This patch seems to have been neglected by both its submitter and the
reviewer. Also, Simon said he was going to set it
returned-with-feedback on his last reply, but I see it as needs-review
still in the CF app. Is this something that is going to be reconsidered
and resubmitted for the next commitfest? If so, please close it up in
the current one.

Thanks.

--
Álvaro Herrera http://www.2ndQuadrant.com/
PostgreSQL Development, 24x7 Support, Training & Services


From: Simon Riggs <simon(at)2ndQuadrant(dot)com>
To: Alvaro Herrera <alvherre(at)2ndquadrant(dot)com>
Cc: Kyotaro HORIGUCHI <horiguchi(dot)kyotaro(at)lab(dot)ntt(dot)co(dot)jp>, masao(dot)fujii(at)gmail(dot)com, pgsql-hackers(at)postgresql(dot)org
Subject: Re: Skip checkpoint on promoting from streaming replication
Date: 2012-10-18 22:19:02
Message-ID: CA+U5nMKh1q_68p_us4cLukGcW9NgKghqZqaefMnjJkVEn+FKvg@mail.gmail.com
Views: Raw Message | Whole Thread | Download mbox | Resend email
Lists: pgsql-hackers

On 18 October 2012 21:22, Alvaro Herrera <alvherre(at)2ndquadrant(dot)com> wrote:

> This patch seems to have been neglected by both its submitter and the
> reviewer. Also, Simon said he was going to set it
> returned-with-feedback on his last reply, but I see it as needs-review
> still in the CF app. Is this something that is going to be reconsidered
> and resubmitted for the next commitfest? If so, please close it up in
> the current one.

I burned time on the unlogged table problems, so haven't got round to
this yet. I'm happier than I was with this.
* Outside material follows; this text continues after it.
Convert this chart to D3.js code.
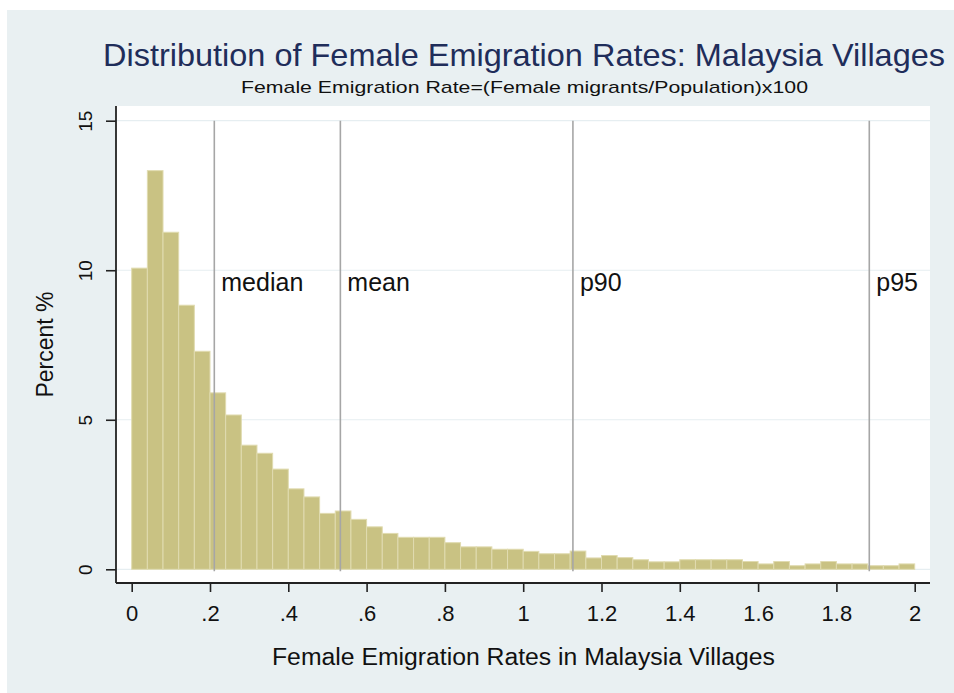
<!DOCTYPE html>
<html>
  <head>
    <meta charset="utf-8">
    <title>Distribution of Female Emigration Rates</title>
    <script src="https://d3js.org/d3.v7.min.js"></script>
    <style>
      body { margin: 0; background: #fff; }
      svg { display: block; font-family: "Liberation Sans", Arial, sans-serif; }
      .axis text { fill: #111; }
      .axis line { stroke: #222; stroke-width: 1.6; }
    </style>
  </head>
  <body>
    <svg id="svg" width="954" height="693"></svg>
    <script>
      // data: percent of villages in each 0.04-wide bin, from 0 to 2
      var binWidth = 0.04;
      var percents = [10.07, 13.33, 11.27, 8.83, 7.29, 5.90, 5.16, 4.15, 3.88, 3.35,
                      2.69, 2.42, 1.87, 1.95, 1.67, 1.42, 1.20, 1.07, 1.07, 1.07,
                      0.89, 0.75, 0.75, 0.67, 0.67, 0.60, 0.52, 0.52, 0.61, 0.38,
                      0.46, 0.39, 0.32, 0.25, 0.25, 0.32, 0.32, 0.32, 0.32, 0.26,
                      0.18, 0.26, 0.12, 0.18, 0.26, 0.18, 0.18, 0.12, 0.12, 0.18];
      // reference lines
      var refNames = ["median", "mean", "p90", "p95"];
      var refValues = [0.211, 0.533, 1.127, 1.884];
      var refLabelLevel = 9.6;
      // ticks
      var xTickValues = [0, 0.2, 0.4, 0.6, 0.8, 1, 1.2, 1.4, 1.6, 1.8, 2];
      var xTickLabels = ["0", ".2", ".4", ".6", ".8", "1", "1.2", "1.4", "1.6", "1.8", "2"];
      var yTickValues = [0, 5, 10, 15];
      var yTickLabels = ["0", "5", "10", "15"];
      // texts
      var titleText = "Distribution of Female Emigration Rates: Malaysia Villages";
      var subtitleText = "Female Emigration Rate=(Female migrants/Population)x100";
      var xTitle = "Female Emigration Rates in Malaysia Villages";
      var yTitle = "Percent %";

      var svg = d3.select("#svg");
      var plot = { left: 116, right: 930, top: 106, bottom: 583 };

      // graph region background
      svg.append("rect")
        .attr("x", 7).attr("y", 10)
        .attr("width", 947).attr("height", 683)
        .attr("fill", "#e9f0f2");
      // plot region
      svg.append("rect")
        .attr("x", plot.left).attr("y", plot.top)
        .attr("width", plot.right - plot.left).attr("height", plot.bottom - plot.top)
        .attr("fill", "#fff");

      var x = d3.scaleLinear().domain([0, 2]).range([131.7, 914.7]);
      var y = d3.scaleLinear().domain([0, 15]).range([569.3, 120.7]);

      // gridlines
      svg.append("g")
        .selectAll("line")
          .data(yTickValues)
        .enter().append("line")
          .attr("x1", plot.left).attr("x2", plot.right)
          .attr("y1", function(d) { return y(d); })
          .attr("y2", function(d) { return y(d); })
          .attr("stroke", "#e6eef1")
          .attr("stroke-width", 1.2);

      // bars
      svg.append("g")
        .selectAll("rect")
          .data(percents)
        .enter().append("rect")
          .attr("x", function(d, i) { return x(i * binWidth); })
          .attr("width", function(d, i) { return x((i + 1) * binWidth) - x(i * binWidth); })
          .attr("y", function(d) { return y(d); })
          .attr("height", function(d) { return y(0) - y(d); })
          .attr("fill", "#c9c283")
          .attr("stroke", "#e0dbb0")
          .attr("stroke-width", 1);

      // reference lines and labels
      var refs = svg.append("g")
        .selectAll("g")
          .data(refValues)
        .enter().append("g");
      refs.append("line")
        .attr("x1", function(d) { return x(d); })
        .attr("x2", function(d) { return x(d); })
        .attr("y1", y(0) + 2)
        .attr("y2", y(15))
        .attr("stroke", "#a6a6a6")
        .attr("stroke-width", 1.6);
      refs.append("text")
        .attr("x", function(d) { return x(d) + 7; })
        .attr("y", y(refLabelLevel))
        .attr("dy", "0.35em")
        .attr("font-size", 25)
        .attr("fill", "#111")
        .text(function(d, i) { return refNames[i]; });

      // axes
      svg.append("line")
        .attr("x1", plot.left).attr("x2", plot.right)
        .attr("y1", plot.bottom).attr("y2", plot.bottom)
        .attr("stroke", "#222").attr("stroke-width", 1.8);
      svg.append("line")
        .attr("x1", plot.left).attr("x2", plot.left)
        .attr("y1", plot.top).attr("y2", plot.bottom)
        .attr("stroke", "#222").attr("stroke-width", 1.8);

      var xAxis = d3.axisBottom(x)
        .tickValues(xTickValues)
        .tickFormat(function(d, i) { return xTickLabels[i]; })
        .tickSize(9)
        .tickPadding(0);
      svg.append("g")
        .attr("class", "axis")
        .attr("transform", "translate(0," + plot.bottom + ")")
        .call(xAxis)
        .call(function(g) {
          g.select(".domain").remove();
          g.selectAll("text")
            .attr("y", 38).attr("dy", null)
            .attr("font-size", 22)
            .attr("font-family", null);
        });

      var yAxis = d3.axisLeft(y)
        .tickValues(yTickValues)
        .tickFormat(function(d, i) { return yTickLabels[i]; })
        .tickSize(10);
      svg.append("g")
        .attr("class", "axis")
        .attr("transform", "translate(" + plot.left + ",0)")
        .call(yAxis)
        .call(function(g) {
          g.select(".domain").remove();
          g.selectAll("text")
            .attr("x", null).attr("dy", null)
            .attr("text-anchor", "middle")
            .attr("transform", "translate(-24,0) rotate(-90)")
            .attr("font-size", 19)
            .attr("font-family", null);
        });

      // titles
      svg.append("text")
        .attr("x", 103).attr("y", 66)
        .attr("font-size", 32)
        .attr("fill", "#1f2d5a")
        .attr("textLength", 842)
        .attr("lengthAdjust", "spacingAndGlyphs")
        .text(titleText);
      svg.append("text")
        .attr("x", 241).attr("y", 93)
        .attr("font-size", 17)
        .attr("fill", "#111")
        .attr("textLength", 567)
        .attr("lengthAdjust", "spacingAndGlyphs")
        .text(subtitleText);
      svg.append("text")
        .attr("x", 272).attr("y", 665)
        .attr("font-size", 23)
        .attr("fill", "#111")
        .attr("textLength", 503)
        .attr("lengthAdjust", "spacingAndGlyphs")
        .text(xTitle);
      svg.append("text")
        .attr("transform", "translate(53," + ((plot.top + plot.bottom) / 2) + ") rotate(-90)")
        .attr("text-anchor", "middle")
        .attr("font-size", 23)
        .attr("fill", "#111")
        .text(yTitle);
    </script>
  </body>
</html>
I'm also conscious this is very important and there are no later patch
dependencies, so there's no rush to commit it and every reason to make
sure it happens without any mistakes. It will be there for 9.3.

--
Simon Riggs http://www.2ndQuadrant.com/
PostgreSQL Development, 24x7 Support, Training & Services


From: Simon Riggs <simon(at)2ndQuadrant(dot)com>
To: Kyotaro HORIGUCHI <horiguchi(dot)kyotaro(at)lab(dot)ntt(dot)co(dot)jp>
Cc: masao(dot)fujii(at)gmail(dot)com, pgsql-hackers(at)postgresql(dot)org
Subject: Re: Skip checkpoint on promoting from streaming replication
Date: 2013-01-06 21:58:49
Message-ID: CA+U5nMKvzeUWdD7FMyTG+gyg=xiP+9G_8A8fmhod2L0om+wVRA@mail.gmail.com
Views: Raw Message | Whole Thread | Download mbox | Resend email
Lists: pgsql-hackers

On 9 August 2012 10:45, Simon Riggs <simon(at)2ndquadrant(dot)com> wrote:
> On 22 June 2012 05:03, Kyotaro HORIGUCHI
> <horiguchi(dot)kyotaro(at)lab(dot)ntt(dot)co(dot)jp> wrote:
>
>> I hope this is promising.
>
> I've reviewed this and thought about it over some time.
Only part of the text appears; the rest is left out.